The state has a long list of convictions that warrant registering including sexual battery, aggravated rape and indecent exposure with three or more convictions. However, state laws can give the judge discretion to decide depending on certain charges such as statutory rape.
Clinton Gransden is one of two suspects in Maury County charged with sexual exploitation of a minor. They are accused of taking images of their criminal actions to multiple children and distributing them electronically. Officials are now asking if anyone has information on other potential victims to come forward.
Gransden was initially indicted for criminal responsibility of statutory rape but pleaded guilty to the lesser charge of facilitation of statutory rape. The Class A misdemeanor charge sentenced Gransden to nearly two years in county jail.
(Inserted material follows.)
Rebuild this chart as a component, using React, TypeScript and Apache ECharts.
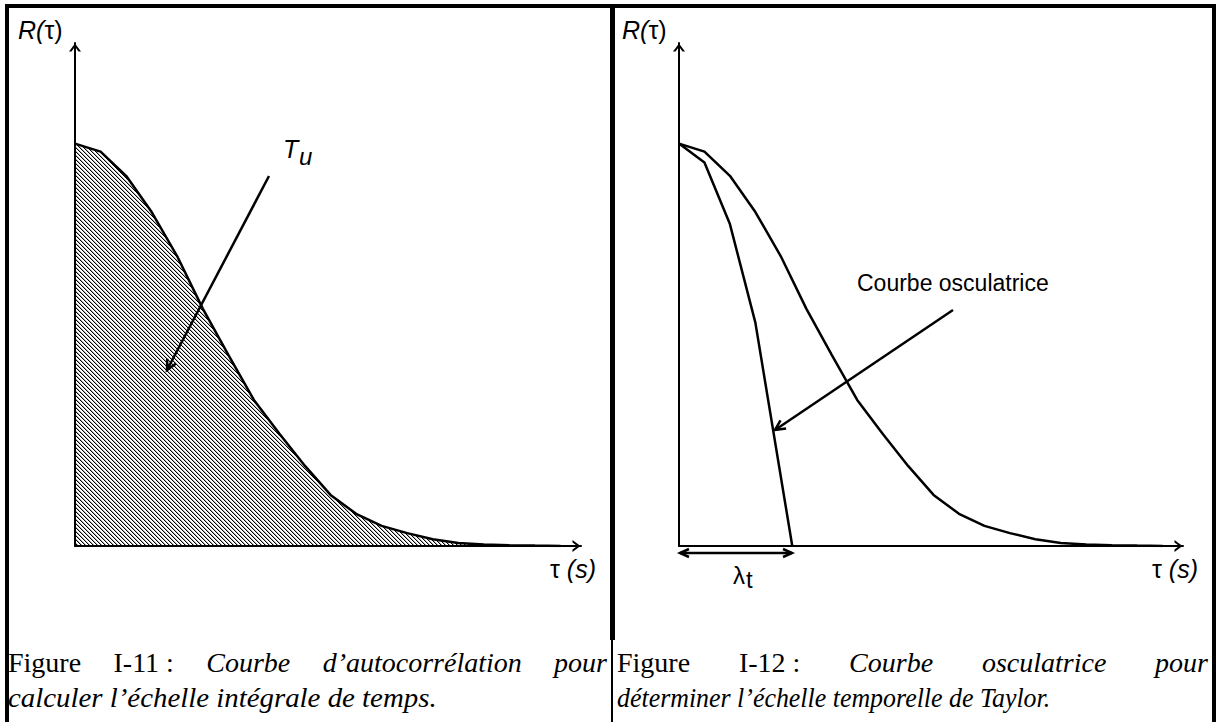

Some residents in Maury County questioned why Gransden was not on the sex offender registry. Defense attorney David Raybin said there is a reason for that.
"Statutory rape is one of the few sexual offenses where the judge has a discretion to put the person on the registry or not," Raybin told NewsChannel 5.
Whether someone is facilitating or not, Raybin said it all relies on the specific charge. Statutory rape is different because the law usually considers it was consensual.
If the statutory rape is not aggravated, that means the age difference between the victim and defendant is not more than four years. Raybin said that may not justify having the defendant on the sex offender registry for a decade or longer.
If the person was involved in an aggravated statutory rape case, the defendant is more than 10 years older than the victim. The judge has no discretion and the suspect would have to be registered.